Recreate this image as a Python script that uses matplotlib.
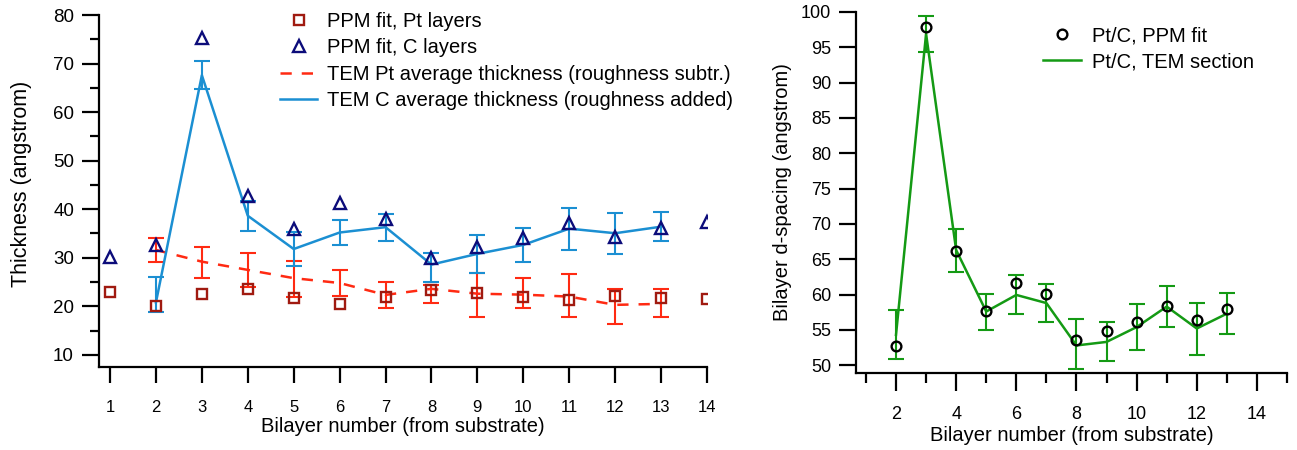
import matplotlib
matplotlib.use("Agg")
import matplotlib.pyplot as plt
from matplotlib.ticker import MultipleLocator

plt.rcParams['font.family'] = ['Liberation Sans', 'DejaVu Sans']

# left panel: layer thickness
layers = [1, 2, 3, 4, 5, 6, 7, 8, 9, 10, 11, 12, 13, 14]
pt_ppm = [23.0, 20.1, 22.55, 23.5, 21.65, 20.4, 22.0, 23.3, 22.7, 22.0, 21.3, 22.1, 21.65, 21.45]
c_ppm = [30.2, 32.65, 75.3, 42.7, 35.9, 41.35, 37.9, 29.9, 32.2, 34.0, 37.1, 34.2, 36.1, 37.45]

tem_layers = [2, 3, 4, 5, 6, 7, 8, 9, 10, 11, 12, 13]
pt_tem = [31.6, 29.2, 27.5, 25.8, 24.8, 22.35, 23.6, 22.6, 22.4, 22.0, 20.3, 20.5]
pt_hi = [34.15, 32.2, 30.9, 29.35, 27.4, 24.95, 24.4, 26.8, 25.8, 26.7, 23.5, 23.5]
pt_lo = [29.2, 25.9, 24.05, 22.0, 22.2, 19.6, 20.65, 17.7, 19.6, 17.75, 16.3, 17.75]
c_tem = [20.8, 67.6, 38.65, 31.8, 35.2, 36.3, 28.6, 30.8, 32.65, 36.0, 35.05, 36.4]
c_hi = [26.1, 70.5, 41.7, 35.3, 37.8, 39.0, 30.9, 34.7, 36.1, 40.3, 39.3, 39.5]
c_lo = [18.9, 64.8, 35.6, 28.3, 32.65, 33.5, 25.1, 26.95, 29.2, 31.5, 30.8, 33.5]

# right panel: bilayer d-spacing
d_ppm = [52.7, 97.9, 66.2, 57.65, 61.65, 60.15, 53.55, 54.85, 56.1, 58.35, 56.4, 57.9]
d_tem = [54.3, 96.9, 66.3, 57.6, 59.95, 58.8, 52.8, 53.3, 55.4, 58.3, 55.2, 57.3]
d_hi = [57.8, 99.5, 69.35, 60.15, 62.75, 61.55, 56.5, 56.05, 58.6, 61.2, 58.8, 60.2]
d_lo = [50.85, 94.3, 63.2, 55.0, 57.2, 56.05, 49.45, 50.55, 52.1, 55.4, 51.5, 54.4]

W, H = 1297, 450
fig = plt.figure(figsize=(W / 100, H / 100), dpi=100)


def err(vals, lo, hi):
    return [[v - l for v, l in zip(vals, lo)], [h - v for v, h in zip(vals, hi)]]


def style_axes(ax):
    for s in ['top', 'right']:
        ax.spines[s].set_visible(False)
    for s in ['left', 'bottom']:
        ax.spines[s].set_linewidth(1.6)
        ax.spines[s].set_color('black')


# ---- left panel
ax1 = fig.add_axes([99 / W, 1 - 367 / H, (707 - 99) / W, (367 - 15) / H])
style_axes(ax1)
red = '#ff2a12'
blue = '#1b8fd2'
ax1.errorbar(tem_layers, pt_tem, yerr=err(pt_tem, pt_lo, pt_hi), fmt='none',
             ecolor=red, elinewidth=1.5, capsize=6, capthick=1.5, zorder=2)
ax1.plot(tem_layers, pt_tem, color=red, lw=1.8, dashes=(4.5, 4),
         label='TEM Pt average thickness (roughness subtr.)', zorder=2)
ax1.errorbar(tem_layers, c_tem, yerr=err(c_tem, c_lo, c_hi), fmt='none',
             ecolor=blue, elinewidth=1.5, capsize=6, capthick=1.5, zorder=2)
ax1.plot(tem_layers, c_tem, color=blue, lw=1.8,
         label='TEM C average thickness (roughness added)', zorder=2)
ax1.plot(layers, pt_ppm, ls='none', marker='s', ms=7.5, mfc='none',
         mec='#a01a10', mew=1.7, label='PPM fit, Pt layers', zorder=3)
ax1.plot(layers, c_ppm, ls='none', marker='^', ms=8, mfc='none',
         mec='#0c0c7a', mew=1.7, label='PPM fit, C layers', zorder=3)

ax1.set_xlim(0.76, 14)
ax1.set_ylim(7.5, 80)
ax1.set_xticks(range(1, 15))
ax1.yaxis.set_major_locator(MultipleLocator(10))
ax1.set_yticks([15, 25, 35, 45, 55, 65, 75], minor=True)
ax1.tick_params(axis='x', direction='out', length=11.5, width=1.6, pad=12, labelsize=12)
ax1.tick_params(axis='y', which='major', direction='out', length=12, width=1.6, pad=6, labelsize=13.5)
ax1.tick_params(axis='y', which='minor', direction='out', length=6.5, width=1.6)
ax1.set_ylabel('Thickness (angstrom)', fontsize=15.5)
ax1.yaxis.set_label_coords(-0.11, 0.52)
ax1.set_xlabel('Bilayer number (from substrate)', fontsize=14.5, labelpad=2)

handles, labels = ax1.get_legend_handles_labels()
order = [2, 3, 0, 1]
ax1.legend([handles[i] for i in order], [labels[i] for i in order],
           loc='upper left', bbox_to_anchor=(280 / W, 1 - 12 / H),
           bbox_transform=fig.transFigure, frameon=False, fontsize=14.5,
           borderpad=0, borderaxespad=0, handlelength=1.85, handletextpad=0.5,
           labelspacing=0.37)

# ---- right panel
ax2 = fig.add_axes([856 / W, 1 - 373 / H, (1287 - 856) / W, (373 - 12) / H])
style_axes(ax2)
green = '#149a14'
ax2.errorbar(tem_layers, d_tem, yerr=err(d_tem, d_lo, d_hi), fmt='none',
             ecolor=green, elinewidth=1.5, capsize=6, capthick=1.5, zorder=2)
ax2.plot(tem_layers, d_ppm, ls='none', marker='o', ms=7, mfc='none', mec='black',
         mew=1.7, label='Pt/C, PPM fit', zorder=3)
ax2.plot(tem_layers, d_tem, color=green, lw=1.8, label='Pt/C, TEM section', zorder=2)

ax2.set_xlim(0.67, 15)
ax2.set_ylim(48.9, 100)
ax2.set_xticks(range(2, 15, 2))
ax2.set_xticks(range(1, 16, 2), minor=True)
ax2.yaxis.set_major_locator(MultipleLocator(5))
ax2.tick_params(axis='x', which='major', direction='out', length=13, width=1.6, pad=11, labelsize=13)
ax2.tick_params(axis='x', which='minor', direction='out', length=7, width=1.6)
ax2.tick_params(axis='y', direction='out', length=12, width=1.6, pad=6, labelsize=13)
ax2.set_ylabel('Bilayer d-spacing (angstrom)', fontsize=14.5, labelpad=6)
ax2.set_xlabel('Bilayer number (from substrate)', fontsize=14.5, labelpad=2)
ax2.legend(loc='upper left', bbox_to_anchor=(1043 / W, 1 - 26 / H),
           bbox_transform=fig.transFigure, frameon=False, fontsize=14.5,
           borderpad=0, borderaxespad=0, handlelength=1.9, handletextpad=0.55,
           labelspacing=0.35)

fig.savefig('out.png', dpi=100)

SHORT PROBLEM: Copy each line in full and exactly, omitting any picture.

SOLUTION TO THIS PROBLEM:
Recreate this image as a Python script that uses matplotlib.
import matplotlib
matplotlib.use("Agg")
import matplotlib.pyplot as plt
from matplotlib.ticker import MultipleLocator

plt.rcParams['font.family'] = ['Liberation Sans', 'DejaVu Sans']

# left panel: layer thickness
layers = [1, 2, 3, 4, 5, 6, 7, 8, 9, 10, 11, 12, 13, 14]
pt_ppm = [23.0, 20.1, 22.55, 23.5, 21.65, 20.4, 22.0, 23.3, 22.7, 22.0, 21.3, 22.1, 21.65, 21.45]
c_ppm = [30.2, 32.65, 75.3, 42.7, 35.9, 41.35, 37.9, 29.9, 32.2, 34.0, 37.1, 34.2, 36.1, 37.45]

tem_layers = [2, 3, 4, 5, 6, 7, 8, 9, 10, 11, 12, 13]
pt_tem = [31.6, 29.2, 27.5, 25.8, 24.8, 22.35, 23.6, 22.6, 22.4, 22.0, 20.3, 20.5]
pt_hi = [34.15, 32.2, 30.9, 29.35, 27.4, 24.95, 24.4, 26.8, 25.8, 26.7, 23.5, 23.5]
pt_lo = [29.2, 25.9, 24.05, 22.0, 22.2, 19.6, 20.65, 17.7, 19.6, 17.75, 16.3, 17.75]
c_tem = [20.8, 67.6, 38.65, 31.8, 35.2, 36.3, 28.6, 30.8, 32.65, 36.0, 35.05, 36.4]
c_hi = [26.1, 70.5, 41.7, 35.3, 37.8, 39.0, 30.9, 34.7, 36.1, 40.3, 39.3, 39.5]
c_lo = [18.9, 64.8, 35.6, 28.3, 32.65, 33.5, 25.1, 26.95, 29.2, 31.5, 30.8, 33.5]

# right panel: bilayer d-spacing
d_ppm = [52.7, 97.9, 66.2, 57.65, 61.65, 60.15, 53.55, 54.85, 56.1, 58.35, 56.4, 57.9]
d_tem = [54.3, 96.9, 66.3, 57.6, 59.95, 58.8, 52.8, 53.3, 55.4, 58.3, 55.2, 57.3]
d_hi = [57.8, 99.5, 69.35, 60.15, 62.75, 61.55, 56.5, 56.05, 58.6, 61.2, 58.8, 60.2]
d_lo = [50.85, 94.3, 63.2, 55.0, 57.2, 56.05, 49.45, 50.55, 52.1, 55.4, 51.5, 54.4]

W, H = 1297, 450
fig = plt.figure(figsize=(W / 100, H / 100), dpi=100)


def err(vals, lo, hi):
    return [[v - l for v, l in zip(vals, lo)], [h - v for v, h in zip(vals, hi)]]


def style_axes(ax):
    for s in ['top', 'right']:
        ax.spines[s].set_visible(False)
    for s in ['left', 'bottom']:
        ax.spines[s].set_linewidth(1.6)
        ax.spines[s].set_color('black')


# ---- left panel
ax1 = fig.add_axes([99 / W, 1 - 367 / H, (707 - 99) / W, (367 - 15) / H])
style_axes(ax1)
red = '#ff2a12'
blue = '#1b8fd2'
ax1.errorbar(tem_layers, pt_tem, yerr=err(pt_tem, pt_lo, pt_hi), fmt='none',
             ecolor=red, elinewidth=1.5, capsize=6, capthick=1.5, zorder=2)
ax1.plot(tem_layers, pt_tem, color=red, lw=1.8, dashes=(4.5, 4),
         label='TEM Pt average thickness (roughness subtr.)', zorder=2)
ax1.errorbar(tem_layers, c_tem, yerr=err(c_tem, c_lo, c_hi), fmt='none',
             ecolor=blue, elinewidth=1.5, capsize=6, capthick=1.5, zorder=2)
ax1.plot(tem_layers, c_tem, color=blue, lw=1.8,
         label='TEM C average thickness (roughness added)', zorder=2)
ax1.plot(layers, pt_ppm, ls='none', marker='s', ms=7.5, mfc='none',
         mec='#a01a10', mew=1.7, label='PPM fit, Pt layers', zorder=3)
ax1.plot(layers, c_ppm, ls='none', marker='^', ms=8, mfc='none',
         mec='#0c0c7a', mew=1.7, label='PPM fit, C layers', zorder=3)

ax1.set_xlim(0.76, 14)
ax1.set_ylim(7.5, 80)
ax1.set_xticks(range(1, 15))
ax1.yaxis.set_major_locator(MultipleLocator(10))
ax1.set_yticks([15, 25, 35, 45, 55, 65, 75], minor=True)
ax1.tick_params(axis='x', direction='out', length=11.5, width=1.6, pad=12, labelsize=12)
ax1.tick_params(axis='y', which='major', direction='out', length=12, width=1.6, pad=6, labelsize=13.5)
ax1.tick_params(axis='y', which='minor', direction='out', length=6.5, width=1.6)
ax1.set_ylabel('Thickness (angstrom)', fontsize=15.5)
ax1.yaxis.set_label_coords(-0.11, 0.52)
ax1.set_xlabel('Bilayer number (from substrate)', fontsize=14.5, labelpad=2)

handles, labels = ax1.get_legend_handles_labels()
order = [2, 3, 0, 1]
ax1.legend([handles[i] for i in order], [labels[i] for i in order],
           loc='upper left', bbox_to_anchor=(280 / W, 1 - 12 / H),
           bbox_transform=fig.transFigure, frameon=False, fontsize=14.5,
           borderpad=0, borderaxespad=0, handlelength=1.85, handletextpad=0.5,
           labelspacing=0.37)

# ---- right panel
ax2 = fig.add_axes([856 / W, 1 - 373 / H, (1287 - 856) / W, (373 - 12) / H])
style_axes(ax2)
green = '#149a14'
ax2.errorbar(tem_layers, d_tem, yerr=err(d_tem, d_lo, d_hi), fmt='none',
             ecolor=green, elinewidth=1.5, capsize=6, capthick=1.5, zorder=2)
ax2.plot(tem_layers, d_ppm, ls='none', marker='o', ms=7, mfc='none', mec='black',
         mew=1.7, label='Pt/C, PPM fit', zorder=3)
ax2.plot(tem_layers, d_tem, color=green, lw=1.8, label='Pt/C, TEM section', zorder=2)

ax2.set_xlim(0.67, 15)
ax2.set_ylim(48.9, 100)
ax2.set_xticks(range(2, 15, 2))
ax2.set_xticks(range(1, 16, 2), minor=True)
ax2.yaxis.set_major_locator(MultipleLocator(5))
ax2.tick_params(axis='x', which='major', direction='out', length=13, width=1.6, pad=11, labelsize=13)
ax2.tick_params(axis='x', which='minor', direction='out', length=7, width=1.6)
ax2.tick_params(axis='y', direction='out', length=12, width=1.6, pad=6, labelsize=13)
ax2.set_ylabel('Bilayer d-spacing (angstrom)', fontsize=14.5, labelpad=6)
ax2.set_xlabel('Bilayer number (from substrate)', fontsize=14.5, labelpad=2)
ax2.legend(loc='upper left', bbox_to_anchor=(1043 / W, 1 - 26 / H),
           bbox_transform=fig.transFigure, frameon=False, fontsize=14.5,
           borderpad=0, borderaxespad=0, handlelength=1.9, handletextpad=0.55,
           labelspacing=0.35)

fig.savefig('out.png', dpi=100)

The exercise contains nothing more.